Berries: Do not thaw frozen mixed berries for most baking (muffins, cakes) to prevent bleeding colour, excess moisture, and mushy texture. Use them straight from the freezer. Thawing is recommended for sauces, toppings, or when specifically needed for smooth blending in recipes.
When it comes to foods to keep frozen, most ingredients benefit from the cold storage, but there are some that get extended shelf life at a cost. Like fresh herbs. Freezing ruins the crisp texture (making it unsuitable for raw salads), but it perfectly preserves flavour for cooked dishes. However, when freezing, follow the practice that best suits the herb, because freezing techniques differ between soft and hard herbs.
Frozen food storage:
How to store:
Hardy Herbs: Rosemary, thyme, oregano, and sage freeze well whole.
Soft Herbs: Mint, parsley, basil, chives, and cilantro are best frozen in oil or water to prevent freezer burn
How long: Up to 3–6 months
Using frozen herbs: Drop frozen sprigs or chopped herbs or herb cubes (frozen in water or oil) directly from the freezer into the pot or pan. Do not thaw; thawing frozen herbs renders them limp, soggy, and causes them to stick to your hands or cutting board.
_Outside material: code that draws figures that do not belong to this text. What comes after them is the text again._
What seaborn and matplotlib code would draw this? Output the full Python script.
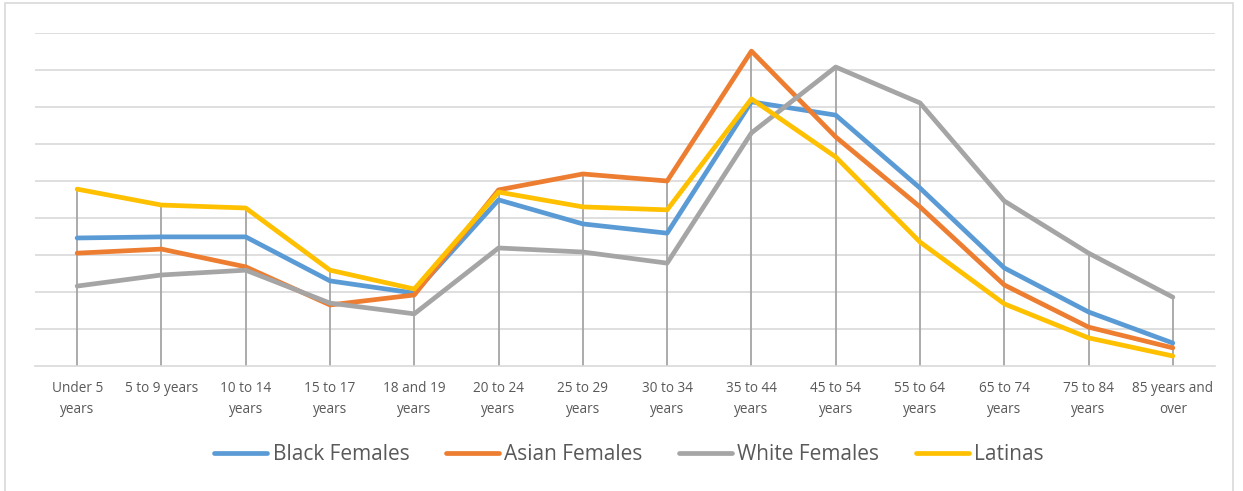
import pandas as pd
import matplotlib.pyplot as plt
import matplotlib.patches as mpatches
import seaborn as sns

# age groups on the x axis
age_groups = ["Under 5\nyears", "5 to 9 years", "10 to 14\nyears", "15 to 17\nyears",
              "18 and 19\nyears", "20 to 24\nyears", "25 to 29\nyears", "30 to 34\nyears",
              "35 to 44\nyears", "45 to 54\nyears", "55 to 64\nyears", "65 to 74\nyears",
              "75 to 84\nyears", "85 years and\nover"]

# values (units of one gridline step)
black_females = [3.46, 3.49, 3.49, 2.30, 1.97, 4.49, 3.84, 3.59, 7.14, 6.78, 4.81, 2.65, 1.46, 0.62]
asian_females = [3.05, 3.16, 2.68, 1.65, 1.92, 4.76, 5.19, 5.00, 8.51, 6.19, 4.30, 2.19, 1.05, 0.49]
white_females = [2.16, 2.46, 2.59, 1.70, 1.41, 3.19, 3.08, 2.78, 6.30, 8.08, 7.11, 4.46, 3.05, 1.86]
latinas = [4.78, 4.35, 4.27, 2.59, 2.08, 4.70, 4.30, 4.22, 7.22, 5.65, 3.35, 1.68, 0.76, 0.27]

series_names = ["Black Females", "Asian Females", "White Females", "Latinas"]
colors = ["#5B9BD5", "#ED7D31", "#A5A5A5", "#FFC000"]

wide = pd.DataFrame({
    "Black Females": black_females,
    "Asian Females": asian_females,
    "White Females": white_females,
    "Latinas": latinas,
})
wide["pos"] = range(len(age_groups))
data = wide.melt(id_vars="pos", var_name="group", value_name="value")

sns.set_style("white")
plt.rcParams["font.family"] = ["Open Sans", "DejaVu Sans"]

fig = plt.figure(figsize=(12.43, 4.91), dpi=100)
ax = fig.add_axes([35 / 1243, 1 - 366 / 491, 1180 / 1243, 333 / 491])

# gridlines
for g in range(1, 10):
    ax.axhline(g, color="#d9d9d9", lw=1.2, zorder=0)

# drop lines from the highest series to the axis
tops = wide[series_names].max(axis=1)
ax.vlines(wide["pos"], 0, tops, color="#a5a5a5", lw=1.3, zorder=1)

sns.lineplot(data=data, x="pos", y="value", hue="group", hue_order=series_names,
             palette=colors, lw=3.4, ax=ax, legend=False, zorder=3)

ax.set_xlim(-0.5, len(age_groups) - 0.5)
ax.set_ylim(0, 9)
ax.set_xticks(range(len(age_groups)))
ax.set_xticklabels(age_groups, fontsize=9.8, color="#595959", linespacing=1.5)
ax.tick_params(axis="x", length=0, pad=11)
ax.set_yticks([])
ax.set_xlabel("")
ax.set_ylabel("")
for side in ["top", "left", "right"]:
    ax.spines[side].set_visible(False)
ax.spines["bottom"].set_color("#d9d9d9")
ax.spines["bottom"].set_linewidth(1.2)

handles = [plt.Line2D([], [], color=c, lw=3.4, solid_capstyle="round") for c in colors]
fig.legend(handles, series_names, loc="center", bbox_to_anchor=(629 / 1243, 1 - 455 / 491),
           ncol=4, frameon=False, fontsize=15, handlelength=2.55, handletextpad=0.25,
           columnspacing=1.75, labelcolor="#595959")

# chart area border
fig.patches.append(mpatches.Rectangle((5 / 1243, -0.1), 1228 / 1243, 1.1 - 3 / 491,
                                      transform=fig.transFigure, fill=False,
                                      edgecolor="#d9d9d9", lw=1.2))

fig.savefig("out.png", dpi=100)
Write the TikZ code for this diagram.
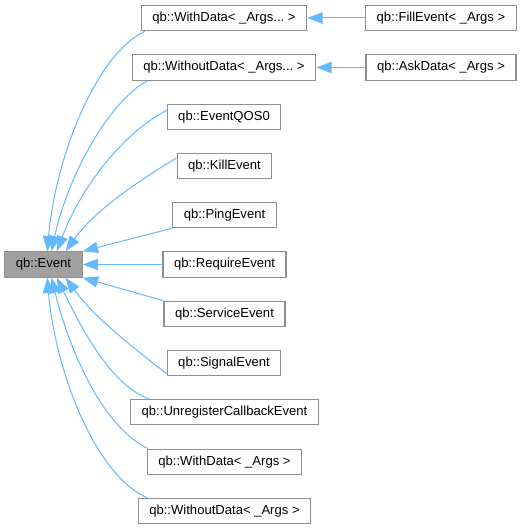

Ginger is one of the most practical everyday frozen ingredients because it tends to dry out, wrinkle, or spoil quickly at room temperature. Freezing not only extends its shelf life significantly but also makes it easier to grate and use directly in cooking. The fibrous texture holds up well in the freezer, and there is minimal loss of flavour or potency, making it ideal for regular use in teas, curries, and stir-fries.
Frozen food storage:
How to store: Freeze whole, sliced, or grated ginger in airtight bags or containers. You can also peel and cut into smaller portions for convenience.
How long: Up to 6 months
Using frozen ginger: Use directly from the freezer, but grate or slice as needed without thawing. Thawing can make ginger soft and slightly mushy.
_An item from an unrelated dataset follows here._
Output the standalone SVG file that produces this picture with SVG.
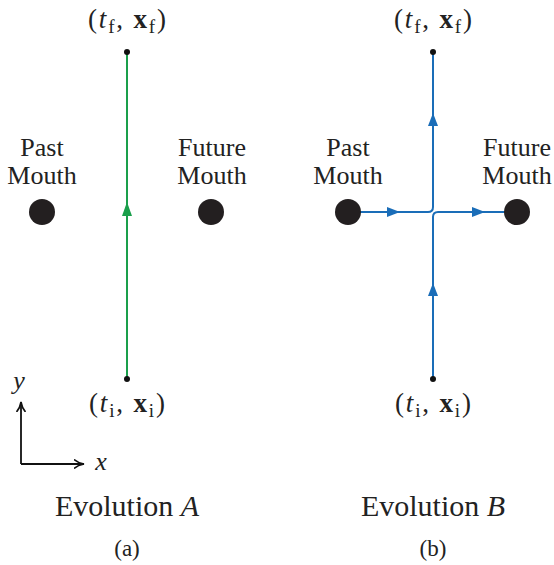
<svg xmlns="http://www.w3.org/2000/svg" width="554" height="565" viewBox="0 0 554 565">
<defs>
<style>
text{font-family:"Liberation Serif","DejaVu Serif",serif;fill:#222;text-anchor:middle}
.lbl{font-size:26px}
.coord{font-size:27px}
.cap{font-size:30px}
.sub{font-size:19px}
.it{font-style:italic}
.bf{font-weight:bold}
.green{stroke:#1a9f4b;stroke-width:2;fill:none}
.blue{stroke:#1a6db8;stroke-width:2;fill:none}
.axis{stroke:#111;stroke-width:1.8;fill:none}
.mouth{fill:#231f20}
.pt{fill:#111}
</style>
<marker id="ax" markerWidth="12" markerHeight="10" refX="10" refY="5" orient="auto" markerUnits="userSpaceOnUse">
<path d="M0,0.5 Q4,4 10,5 Q4,6 0,9.5" fill="none" stroke="#111" stroke-width="1.6"/>
</marker>
</defs>

<g id="panel-a">
<g id="connectors-a">
<line class="green" x1="127" y1="52" x2="127" y2="379"/>
<path d="M127,202 L132,216 L122,216 Z" fill="#1a9f4b"/>
</g>
<g id="a-final"><circle class="pt" cx="127" cy="52" r="3"/>
<text class="coord" x="127" y="28" textLength="78" lengthAdjust="spacing">(<tspan class="it">t</tspan><tspan class="sub" dy="5">f</tspan><tspan dy="-5">, </tspan><tspan class="bf">x</tspan><tspan class="sub" dy="5">f</tspan><tspan dy="-5">)</tspan></text></g>
<g id="a-initial"><circle class="pt" cx="127" cy="379" r="3"/>
<text class="coord" x="127" y="412" textLength="76" lengthAdjust="spacing">(<tspan class="it">t</tspan><tspan class="sub" dy="5">i</tspan><tspan dy="-5">, </tspan><tspan class="bf">x</tspan><tspan class="sub" dy="5">i</tspan><tspan dy="-5">)</tspan></text></g>
<g id="a-past"><circle class="mouth" cx="42" cy="212" r="13"/>
<text class="lbl" x="42" y="156">Past</text><text class="lbl" x="42" y="184">Mouth</text></g>
<g id="a-future"><circle class="mouth" cx="211" cy="212" r="13"/>
<text class="lbl" x="212" y="156">Future</text><text class="lbl" x="212" y="184">Mouth</text></g>
<text class="cap" x="127" y="516">Evolution <tspan class="it">A</tspan></text>
<text x="127" y="556" style="font-size:23px">(a)</text>
</g>

<g id="axes">
<path class="axis" d="M21,464 L21,402" marker-end="url(#ax)"/>
<path class="axis" d="M21,464 L84,464" marker-end="url(#ax)"/>
<text class="it" x="19" y="389" style="font-size:26px">y</text>
<text class="it" x="101" y="470" style="font-size:26px">x</text>
</g>

<g id="panel-b">
<g id="connectors-b">
<path class="blue" d="M348,212 L428,212 Q433,212 433,207 L433,52"/>
<path class="blue" d="M433,379 L433,217 Q433,212 438,212 L517,212"/>
<path d="M400,212 L387,207 L387,217 Z" fill="#1a6db8"/>
<path d="M485,212 L472,207 L472,217 Z" fill="#1a6db8"/>
<path d="M433,113 L438,126 L428,126 Z" fill="#1a6db8"/>
<path d="M433,283 L438,296 L428,296 Z" fill="#1a6db8"/>
</g>
<g id="b-final"><circle class="pt" cx="433" cy="52" r="3"/>
<text class="coord" x="433" y="28" textLength="78" lengthAdjust="spacing">(<tspan class="it">t</tspan><tspan class="sub" dy="5">f</tspan><tspan dy="-5">, </tspan><tspan class="bf">x</tspan><tspan class="sub" dy="5">f</tspan><tspan dy="-5">)</tspan></text></g>
<g id="b-initial"><circle class="pt" cx="433" cy="379" r="3"/>
<text class="coord" x="433" y="412" textLength="76" lengthAdjust="spacing">(<tspan class="it">t</tspan><tspan class="sub" dy="5">i</tspan><tspan dy="-5">, </tspan><tspan class="bf">x</tspan><tspan class="sub" dy="5">i</tspan><tspan dy="-5">)</tspan></text></g>
<g id="b-past"><circle class="mouth" cx="348" cy="212" r="13"/>
<text class="lbl" x="348" y="156">Past</text><text class="lbl" x="348" y="184">Mouth</text></g>
<g id="b-future"><circle class="mouth" cx="517" cy="212" r="13"/>
<text class="lbl" x="517" y="156">Future</text><text class="lbl" x="517" y="184">Mouth</text></g>
<text class="cap" x="433" y="516">Evolution <tspan class="it">B</tspan></text>
<text x="433" y="556" style="font-size:23px">(b)</text>
</g>
</svg>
Got a lot of homemade bread and not enough uses? Freeze it! Whether it’s sliced bread, pizza dough, or even leftover breadcrumbs, freezing helps retain freshness and reduces food waste. It also slows down mold growth. The structure of baked goods and dough holds up well under freezing, making them easy to revive with minimal effort.
Frozen food storage:
How to store:
Bread: Slice before freezing and store in airtight bags
Dough: Wrap tightly in cling film and place in freezer bags
Breadcrumbs: Store in airtight containers or bags
How long: Up to 3 months
Using frozen bread & dough:
Bread: Toast or reheat directly from frozen
Dough: Thaw overnight in the refrigerator before using
Breadcrumbs: Use straight from the freezer without thawing
Ever wondered how a bag of frozen peas is always lying in the freezer, to be used in curries, stir-fries, soups, and even as a cold press for a bruise? (Okay, the last one is just in movies, maybe!). But that’s because seasonal produce (select ingredients) can become year-long, everyday frozen ingredients with the right techniques.
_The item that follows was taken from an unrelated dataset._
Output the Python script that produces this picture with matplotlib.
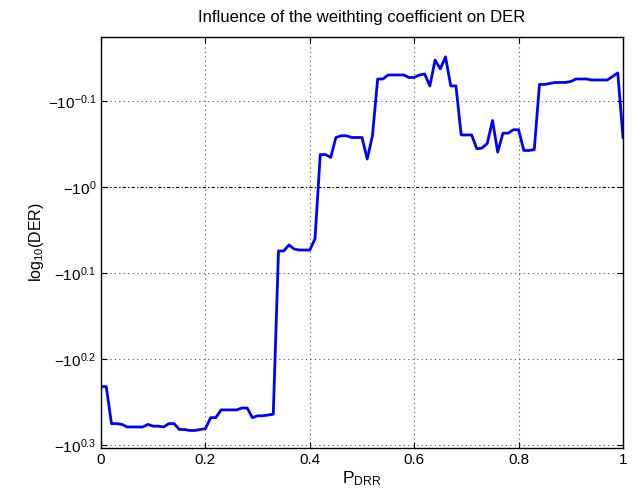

Fruits and vegetables that are in season are often fresher, more affordable, and richer in taste. Freezing them helps preserve peak flavour, texture, and nutrients, allowing you to enjoy them year-round without compromising on quality or wasting excess produce. However, the way to freeze seasonal produce differs for every fruit and vegetable. For example, peas are shelled and frozen, but mangoes are chopped.
Frozen food storage:
How to store: Wash, dry, and chop produce; freeze in a single layer before transferring to airtight freezer bags or containers. Refer to the freezing technique for each individual item.
How long: Up to 6–12 months
Using frozen seasonal produce: Use directly from the freezer for cooking or blending. Thaw only when needed for specific recipes that require a softer texture.
Every day frozen ingredients can make it easier to plan meals, add more variety and nutrients to your dishes, and prevent food spoilage. While not every item freezes the same way, there is a fair share that can be frozen for future use and used in smoothies, garnishes, desserts, mains, and more.